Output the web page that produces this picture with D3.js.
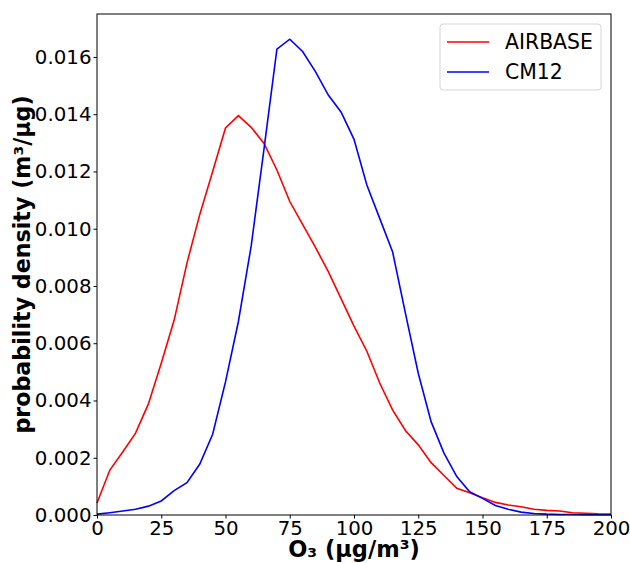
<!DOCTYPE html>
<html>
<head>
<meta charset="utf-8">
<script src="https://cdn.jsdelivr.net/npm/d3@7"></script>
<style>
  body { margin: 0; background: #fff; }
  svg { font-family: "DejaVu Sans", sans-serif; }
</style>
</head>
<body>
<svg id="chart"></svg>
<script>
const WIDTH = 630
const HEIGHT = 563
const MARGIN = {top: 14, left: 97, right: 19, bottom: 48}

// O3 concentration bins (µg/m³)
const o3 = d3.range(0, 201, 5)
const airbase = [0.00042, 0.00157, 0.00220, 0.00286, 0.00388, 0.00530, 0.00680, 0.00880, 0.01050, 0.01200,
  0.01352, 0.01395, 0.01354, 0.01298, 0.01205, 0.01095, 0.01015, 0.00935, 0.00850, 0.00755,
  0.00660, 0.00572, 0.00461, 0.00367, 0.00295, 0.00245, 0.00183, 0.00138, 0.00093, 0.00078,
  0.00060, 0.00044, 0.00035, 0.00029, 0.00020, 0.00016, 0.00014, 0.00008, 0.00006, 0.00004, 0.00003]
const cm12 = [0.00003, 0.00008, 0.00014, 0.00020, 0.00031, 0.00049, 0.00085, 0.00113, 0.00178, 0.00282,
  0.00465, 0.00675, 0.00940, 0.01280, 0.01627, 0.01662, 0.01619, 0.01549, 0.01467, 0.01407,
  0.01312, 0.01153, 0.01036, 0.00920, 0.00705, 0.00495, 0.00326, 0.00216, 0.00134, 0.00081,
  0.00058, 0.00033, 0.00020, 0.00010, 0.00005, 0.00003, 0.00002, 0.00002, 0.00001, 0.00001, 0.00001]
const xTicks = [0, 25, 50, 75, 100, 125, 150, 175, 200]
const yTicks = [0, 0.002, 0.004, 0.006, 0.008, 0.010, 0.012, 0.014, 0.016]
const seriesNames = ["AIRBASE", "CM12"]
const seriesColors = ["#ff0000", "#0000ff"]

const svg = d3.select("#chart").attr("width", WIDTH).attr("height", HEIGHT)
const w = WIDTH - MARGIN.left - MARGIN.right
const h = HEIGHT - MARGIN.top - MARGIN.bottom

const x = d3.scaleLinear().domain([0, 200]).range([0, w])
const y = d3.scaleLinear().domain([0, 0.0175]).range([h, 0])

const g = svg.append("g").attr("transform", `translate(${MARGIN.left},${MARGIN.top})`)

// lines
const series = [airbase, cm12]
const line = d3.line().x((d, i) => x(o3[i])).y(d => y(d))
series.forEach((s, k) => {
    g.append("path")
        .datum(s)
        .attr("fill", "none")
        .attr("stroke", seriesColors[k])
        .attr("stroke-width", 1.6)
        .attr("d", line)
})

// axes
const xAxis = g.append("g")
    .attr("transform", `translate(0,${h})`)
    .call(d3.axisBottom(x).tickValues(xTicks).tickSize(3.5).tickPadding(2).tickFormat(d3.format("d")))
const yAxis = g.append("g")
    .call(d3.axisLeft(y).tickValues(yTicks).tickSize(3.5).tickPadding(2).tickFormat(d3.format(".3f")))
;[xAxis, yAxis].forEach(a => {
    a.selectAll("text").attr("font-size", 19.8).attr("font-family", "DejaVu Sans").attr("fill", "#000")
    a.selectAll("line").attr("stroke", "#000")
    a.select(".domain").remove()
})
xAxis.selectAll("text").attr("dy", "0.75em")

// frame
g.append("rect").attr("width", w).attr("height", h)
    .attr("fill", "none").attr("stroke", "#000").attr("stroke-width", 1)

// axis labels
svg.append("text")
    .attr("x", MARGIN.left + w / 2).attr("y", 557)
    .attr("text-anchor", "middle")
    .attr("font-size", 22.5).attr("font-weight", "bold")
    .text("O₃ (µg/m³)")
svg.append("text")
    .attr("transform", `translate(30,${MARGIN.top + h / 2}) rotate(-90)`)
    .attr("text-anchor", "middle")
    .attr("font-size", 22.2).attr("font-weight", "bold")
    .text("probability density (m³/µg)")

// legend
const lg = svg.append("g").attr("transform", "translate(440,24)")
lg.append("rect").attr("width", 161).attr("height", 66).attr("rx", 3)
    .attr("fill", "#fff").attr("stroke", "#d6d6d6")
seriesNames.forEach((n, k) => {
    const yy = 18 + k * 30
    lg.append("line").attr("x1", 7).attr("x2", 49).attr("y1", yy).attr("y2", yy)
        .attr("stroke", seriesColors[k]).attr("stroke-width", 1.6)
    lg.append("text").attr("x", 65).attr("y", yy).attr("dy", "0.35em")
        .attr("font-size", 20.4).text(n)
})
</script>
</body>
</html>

> [What is needed]
Are you able to set down all the lines above exactly, without any pictures?

> [Reply]
Output the web page that produces this picture with D3.js.
<!DOCTYPE html>
<html>
<head>
<meta charset="utf-8">
<script src="https://cdn.jsdelivr.net/npm/d3@7"></script>
<style>
  body { margin: 0; background: #fff; }
  svg { font-family: "DejaVu Sans", sans-serif; }
</style>
</head>
<body>
<svg id="chart"></svg>
<script>
const WIDTH = 630
const HEIGHT = 563
const MARGIN = {top: 14, left: 97, right: 19, bottom: 48}

// O3 concentration bins (µg/m³)
const o3 = d3.range(0, 201, 5)
const airbase = [0.00042, 0.00157, 0.00220, 0.00286, 0.00388, 0.00530, 0.00680, 0.00880, 0.01050, 0.01200,
  0.01352, 0.01395, 0.01354, 0.01298, 0.01205, 0.01095, 0.01015, 0.00935, 0.00850, 0.00755,
  0.00660, 0.00572, 0.00461, 0.00367, 0.00295, 0.00245, 0.00183, 0.00138, 0.00093, 0.00078,
  0.00060, 0.00044, 0.00035, 0.00029, 0.00020, 0.00016, 0.00014, 0.00008, 0.00006, 0.00004, 0.00003]
const cm12 = [0.00003, 0.00008, 0.00014, 0.00020, 0.00031, 0.00049, 0.00085, 0.00113, 0.00178, 0.00282,
  0.00465, 0.00675, 0.00940, 0.01280, 0.01627, 0.01662, 0.01619, 0.01549, 0.01467, 0.01407,
  0.01312, 0.01153, 0.01036, 0.00920, 0.00705, 0.00495, 0.00326, 0.00216, 0.00134, 0.00081,
  0.00058, 0.00033, 0.00020, 0.00010, 0.00005, 0.00003, 0.00002, 0.00002, 0.00001, 0.00001, 0.00001]
const xTicks = [0, 25, 50, 75, 100, 125, 150, 175, 200]
const yTicks = [0, 0.002, 0.004, 0.006, 0.008, 0.010, 0.012, 0.014, 0.016]
const seriesNames = ["AIRBASE", "CM12"]
const seriesColors = ["#ff0000", "#0000ff"]

const svg = d3.select("#chart").attr("width", WIDTH).attr("height", HEIGHT)
const w = WIDTH - MARGIN.left - MARGIN.right
const h = HEIGHT - MARGIN.top - MARGIN.bottom

const x = d3.scaleLinear().domain([0, 200]).range([0, w])
const y = d3.scaleLinear().domain([0, 0.0175]).range([h, 0])

const g = svg.append("g").attr("transform", `translate(${MARGIN.left},${MARGIN.top})`)

// lines
const series = [airbase, cm12]
const line = d3.line().x((d, i) => x(o3[i])).y(d => y(d))
series.forEach((s, k) => {
    g.append("path")
        .datum(s)
        .attr("fill", "none")
        .attr("stroke", seriesColors[k])
        .attr("stroke-width", 1.6)
        .attr("d", line)
})

// axes
const xAxis = g.append("g")
    .attr("transform", `translate(0,${h})`)
    .call(d3.axisBottom(x).tickValues(xTicks).tickSize(3.5).tickPadding(2).tickFormat(d3.format("d")))
const yAxis = g.append("g")
    .call(d3.axisLeft(y).tickValues(yTicks).tickSize(3.5).tickPadding(2).tickFormat(d3.format(".3f")))
;[xAxis, yAxis].forEach(a => {
    a.selectAll("text").attr("font-size", 19.8).attr("font-family", "DejaVu Sans").attr("fill", "#000")
    a.selectAll("line").attr("stroke", "#000")
    a.select(".domain").remove()
})
xAxis.selectAll("text").attr("dy", "0.75em")

// frame
g.append("rect").attr("width", w).attr("height", h)
    .attr("fill", "none").attr("stroke", "#000").attr("stroke-width", 1)

// axis labels
svg.append("text")
    .attr("x", MARGIN.left + w / 2).attr("y", 557)
    .attr("text-anchor", "middle")
    .attr("font-size", 22.5).attr("font-weight", "bold")
    .text("O₃ (µg/m³)")
svg.append("text")
    .attr("transform", `translate(30,${MARGIN.top + h / 2}) rotate(-90)`)
    .attr("text-anchor", "middle")
    .attr("font-size", 22.2).attr("font-weight", "bold")
    .text("probability density (m³/µg)")

// legend
const lg = svg.append("g").attr("transform", "translate(440,24)")
lg.append("rect").attr("width", 161).attr("height", 66).attr("rx", 3)
    .attr("fill", "#fff").attr("stroke", "#d6d6d6")
seriesNames.forEach((n, k) => {
    const yy = 18 + k * 30
    lg.append("line").attr("x1", 7).attr("x2", 49).attr("y1", yy).attr("y2", yy)
        .attr("stroke", seriesColors[k]).attr("stroke-width", 1.6)
    lg.append("text").attr("x", 65).attr("y", yy).attr("dy", "0.35em")
        .attr("font-size", 20.4).text(n)
})
</script>
</body>
</html>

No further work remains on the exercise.